◆ What you will do
All of the material should be reproduced exactly, with pictures left out.
___ Source excerpt
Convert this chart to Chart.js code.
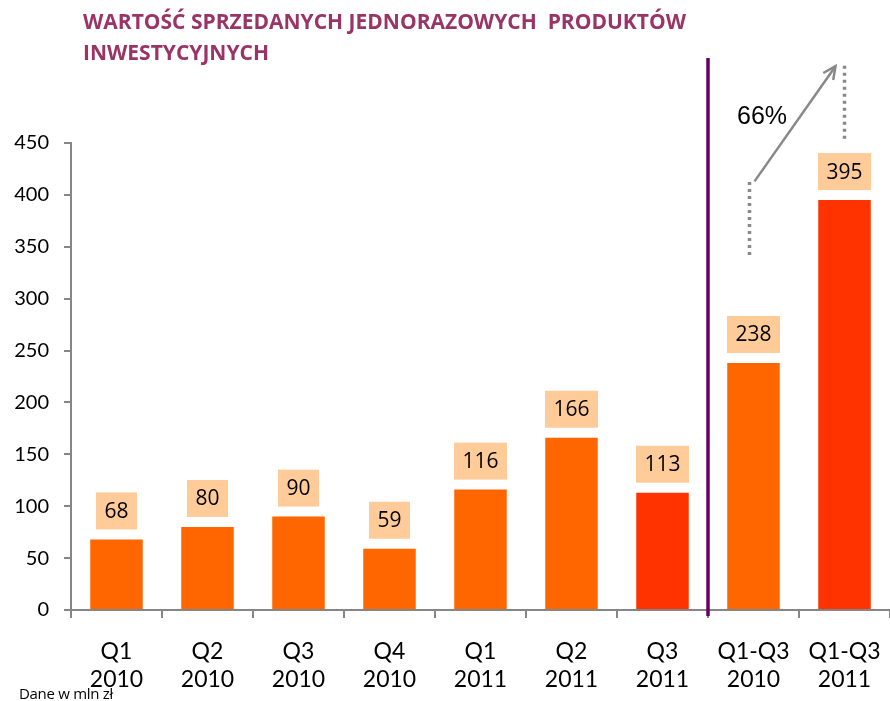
<!DOCTYPE html>
<html>
<head>
<meta charset="utf-8">
<script src="https://cdn.jsdelivr.net/npm/chart.js@4.4.1/dist/chart.umd.min.js"></script>
<style>
    body { margin: 0; background: #fff; }
    .wrap { position: relative; width: 890px; height: 701px; }
    .title {
        position: absolute; left: 83px; top: 6px;
        font-family: 'Open Sans', sans-serif; font-weight: 700; font-size: 21px;
        line-height: 31px; color: #9b3466; white-space: pre;
    }
    .note {
        position: absolute; left: 19px; top: 683px;
        font-family: 'Open Sans', sans-serif; font-size: 15px; color: #000;
        letter-spacing: -0.3px;
    }
</style>
</head>
<body>
<div class="wrap">
    <canvas id="salesChart" width="890" height="701"></canvas>
    <div class="title">WARTOŚĆ SPRZEDANYCH JEDNORAZOWYCH  PRODUKTÓW
INWESTYCYJNYCH</div>
    <div class="note">Dane w mln zł</div>
</div>
<script>
const periods = [["Q1", "2010"], ["Q2", "2010"], ["Q3", "2010"], ["Q4", "2010"], ["Q1", "2011"],
    ["Q2", "2011"], ["Q3", "2011"], ["Q1-Q3", "2010"], ["Q1-Q3", "2011"]];
const salesValues = [68, 80, 90, 59, 116, 166, 113, 238, 395];
const barColors = ["#ff6600", "#ff6600", "#ff6600", "#ff6600", "#ff6600", "#ff6600", "#ff3300", "#ff6600", "#ff3300"];
const yTicks = [0, 50, 100, 150, 200, 250, 300, 350, 400, 450];
const growthLabel = "66%";

// boxed value labels above each bar
const valueBoxes = {
    id: "valueBoxes",
    afterDatasetsDraw(chart) {
        const ctx = chart.ctx;
        const meta = chart.getDatasetMeta(0);
        ctx.save();
        ctx.font = "21px 'Open Sans'";
        ctx.textAlign = "center";
        ctx.textBaseline = "middle";
        meta.data.forEach((bar, i) => {
            const text = String(salesValues[i]);
            const w = ctx.measureText(text).width + 17;
            const h = 37;
            const bottom = bar.y - 10;
            ctx.fillStyle = "#ffcc99";
            ctx.fillRect(bar.x - w / 2, bottom - h, w, h);
            ctx.fillStyle = "#000";
            ctx.fillText(text, bar.x, bottom - h / 2 + 1);
        });
        ctx.restore();
    }
};

// separator line, dotted guides and growth arrow
const extras = {
    id: "extras",
    afterDraw(chart) {
        const ctx = chart.ctx;
        const x = chart.scales.x;
        const y = chart.scales.y;
        const sepX = (x.getPixelForValue(6) + x.getPixelForValue(7)) / 2;
        ctx.save();
        ctx.strokeStyle = "#660066";
        ctx.lineWidth = 3.5;
        ctx.beginPath();
        ctx.moveTo(sepX, 58);
        ctx.lineTo(sepX, y.bottom + 6);
        ctx.stroke();

        const lx = x.getPixelForValue(7) - 4;
        const rx = x.getPixelForValue(8);
        ctx.strokeStyle = "#888888";
        ctx.lineWidth = 3.5;
        ctx.setLineDash([3, 4]);
        ctx.beginPath();
        ctx.moveTo(lx, y.getPixelForValue(342));
        ctx.lineTo(lx, y.getPixelForValue(414));
        ctx.moveTo(rx, y.getPixelForValue(454));
        ctx.lineTo(rx, y.getPixelForValue(528));
        ctx.stroke();
        ctx.setLineDash([]);

        const ax1 = lx + 5, ay1 = y.getPixelForValue(413);
        const ax2 = rx - 9, ay2 = y.getPixelForValue(524);
        ctx.lineWidth = 2.5;
        ctx.beginPath();
        ctx.moveTo(ax1, ay1);
        ctx.lineTo(ax2, ay2);
        ctx.stroke();
        const ang = Math.atan2(ay2 - ay1, ax2 - ax1);
        const hl = 14;
        ctx.beginPath();
        ctx.moveTo(ax2 - hl * Math.cos(ang - 0.45), ay2 - hl * Math.sin(ang - 0.45));
        ctx.lineTo(ax2, ay2);
        ctx.lineTo(ax2 - hl * Math.cos(ang + 0.45), ay2 - hl * Math.sin(ang + 0.45));
        ctx.stroke();

        ctx.fillStyle = "#000";
        ctx.font = "25px 'Liberation Sans'";
        ctx.textAlign = "center";
        ctx.textBaseline = "middle";
        ctx.fillText(growthLabel, 762, 117);
        ctx.restore();
    }
};

Chart.defaults.font.family = "Lato, 'Liberation Sans', Arial, sans-serif";
Chart.defaults.color = "#000";

new Chart(document.getElementById("salesChart"), {
    type: "bar",
    data: {
        labels: periods,
        datasets: [{
            data: salesValues,
            backgroundColor: barColors,
            barPercentage: 0.577,
            categoryPercentage: 1
        }]
    },
    options: {
        responsive: false,
        animation: false,
        layout: { padding: { top: 143, left: 0, right: 0, bottom: 0 } },
        plugins: { legend: { display: false }, tooltip: { enabled: false } },
        scales: {
            x: {
                offset: true,
                grid: { offset: true, drawOnChartArea: false, tickLength: 8, color: "#868686", lineWidth: 2 },
                border: { color: "#868686", width: 2 },
                ticks: { font: { size: 23 }, padding: 20, maxRotation: 0, autoSkip: false },
                afterFit(scale) {
                    scale.height = 91;
                    scale.paddingLeft = 0;
                    scale.paddingRight = 0;
                }
            },
            y: {
                min: 0,
                max: 450,
                afterBuildTicks(scale) { scale.ticks = yTicks.map(v => ({ value: v })); },
                grid: { drawOnChartArea: false, tickLength: 7, color: "#868686", lineWidth: 2 },
                border: { color: "#868686", width: 2 },
                ticks: { font: { size: 20 }, padding: 15 },
                afterFit(scale) {
                    scale.width = 71;
                    scale.paddingTop = 0;
                    scale.paddingBottom = 0;
                }
            }
        }
    },
    plugins: [valueBoxes, extras]
});
</script>
</body>
</html>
______
◆ Written response
Convert this chart to Chart.js code.
<!DOCTYPE html>
<html>
<head>
<meta charset="utf-8">
<script src="https://cdn.jsdelivr.net/npm/chart.js@4.4.1/dist/chart.umd.min.js"></script>
<style>
    body { margin: 0; background: #fff; }
    .wrap { position: relative; width: 890px; height: 701px; }
    .title {
        position: absolute; left: 83px; top: 6px;
        font-family: 'Open Sans', sans-serif; font-weight: 700; font-size: 21px;
        line-height: 31px; color: #9b3466; white-space: pre;
    }
    .note {
        position: absolute; left: 19px; top: 683px;
        font-family: 'Open Sans', sans-serif; font-size: 15px; color: #000;
        letter-spacing: -0.3px;
    }
</style>
</head>
<body>
<div class="wrap">
    <canvas id="salesChart" width="890" height="701"></canvas>
    <div class="title">WARTOŚĆ SPRZEDANYCH JEDNORAZOWYCH  PRODUKTÓW
INWESTYCYJNYCH</div>
    <div class="note">Dane w mln zł</div>
</div>
<script>
const periods = [["Q1", "2010"], ["Q2", "2010"], ["Q3", "2010"], ["Q4", "2010"], ["Q1", "2011"],
    ["Q2", "2011"], ["Q3", "2011"], ["Q1-Q3", "2010"], ["Q1-Q3", "2011"]];
const salesValues = [68, 80, 90, 59, 116, 166, 113, 238, 395];
const barColors = ["#ff6600", "#ff6600", "#ff6600", "#ff6600", "#ff6600", "#ff6600", "#ff3300", "#ff6600", "#ff3300"];
const yTicks = [0, 50, 100, 150, 200, 250, 300, 350, 400, 450];
const growthLabel = "66%";

// boxed value labels above each bar
const valueBoxes = {
    id: "valueBoxes",
    afterDatasetsDraw(chart) {
        const ctx = chart.ctx;
        const meta = chart.getDatasetMeta(0);
        ctx.save();
        ctx.font = "21px 'Open Sans'";
        ctx.textAlign = "center";
        ctx.textBaseline = "middle";
        meta.data.forEach((bar, i) => {
            const text = String(salesValues[i]);
            const w = ctx.measureText(text).width + 17;
            const h = 37;
            const bottom = bar.y - 10;
            ctx.fillStyle = "#ffcc99";
            ctx.fillRect(bar.x - w / 2, bottom - h, w, h);
            ctx.fillStyle = "#000";
            ctx.fillText(text, bar.x, bottom - h / 2 + 1);
        });
        ctx.restore();
    }
};

// separator line, dotted guides and growth arrow
const extras = {
    id: "extras",
    afterDraw(chart) {
        const ctx = chart.ctx;
        const x = chart.scales.x;
        const y = chart.scales.y;
        const sepX = (x.getPixelForValue(6) + x.getPixelForValue(7)) / 2;
        ctx.save();
        ctx.strokeStyle = "#660066";
        ctx.lineWidth = 3.5;
        ctx.beginPath();
        ctx.moveTo(sepX, 58);
        ctx.lineTo(sepX, y.bottom + 6);
        ctx.stroke();

        const lx = x.getPixelForValue(7) - 4;
        const rx = x.getPixelForValue(8);
        ctx.strokeStyle = "#888888";
        ctx.lineWidth = 3.5;
        ctx.setLineDash([3, 4]);
        ctx.beginPath();
        ctx.moveTo(lx, y.getPixelForValue(342));
        ctx.lineTo(lx, y.getPixelForValue(414));
        ctx.moveTo(rx, y.getPixelForValue(454));
        ctx.lineTo(rx, y.getPixelForValue(528));
        ctx.stroke();
        ctx.setLineDash([]);

        const ax1 = lx + 5, ay1 = y.getPixelForValue(413);
        const ax2 = rx - 9, ay2 = y.getPixelForValue(524);
        ctx.lineWidth = 2.5;
        ctx.beginPath();
        ctx.moveTo(ax1, ay1);
        ctx.lineTo(ax2, ay2);
        ctx.stroke();
        const ang = Math.atan2(ay2 - ay1, ax2 - ax1);
        const hl = 14;
        ctx.beginPath();
        ctx.moveTo(ax2 - hl * Math.cos(ang - 0.45), ay2 - hl * Math.sin(ang - 0.45));
        ctx.lineTo(ax2, ay2);
        ctx.lineTo(ax2 - hl * Math.cos(ang + 0.45), ay2 - hl * Math.sin(ang + 0.45));
        ctx.stroke();

        ctx.fillStyle = "#000";
        ctx.font = "25px 'Liberation Sans'";
        ctx.textAlign = "center";
        ctx.textBaseline = "middle";
        ctx.fillText(growthLabel, 762, 117);
        ctx.restore();
    }
};

Chart.defaults.font.family = "Lato, 'Liberation Sans', Arial, sans-serif";
Chart.defaults.color = "#000";

new Chart(document.getElementById("salesChart"), {
    type: "bar",
    data: {
        labels: periods,
        datasets: [{
            data: salesValues,
            backgroundColor: barColors,
            barPercentage: 0.577,
            categoryPercentage: 1
        }]
    },
    options: {
        responsive: false,
        animation: false,
        layout: { padding: { top: 143, left: 0, right: 0, bottom: 0 } },
        plugins: { legend: { display: false }, tooltip: { enabled: false } },
        scales: {
            x: {
                offset: true,
                grid: { offset: true, drawOnChartArea: false, tickLength: 8, color: "#868686", lineWidth: 2 },
                border: { color: "#868686", width: 2 },
                ticks: { font: { size: 23 }, padding: 20, maxRotation: 0, autoSkip: false },
                afterFit(scale) {
                    scale.height = 91;
                    scale.paddingLeft = 0;
                    scale.paddingRight = 0;
                }
            },
            y: {
                min: 0,
                max: 450,
                afterBuildTicks(scale) { scale.ticks = yTicks.map(v => ({ value: v })); },
                grid: { drawOnChartArea: false, tickLength: 7, color: "#868686", lineWidth: 2 },
                border: { color: "#868686", width: 2 },
                ticks: { font: { size: 20 }, padding: 15 },
                afterFit(scale) {
                    scale.width = 71;
                    scale.paddingTop = 0;
                    scale.paddingBottom = 0;
                }
            }
        }
    },
    plugins: [valueBoxes, extras]
});
</script>
</body>
</html>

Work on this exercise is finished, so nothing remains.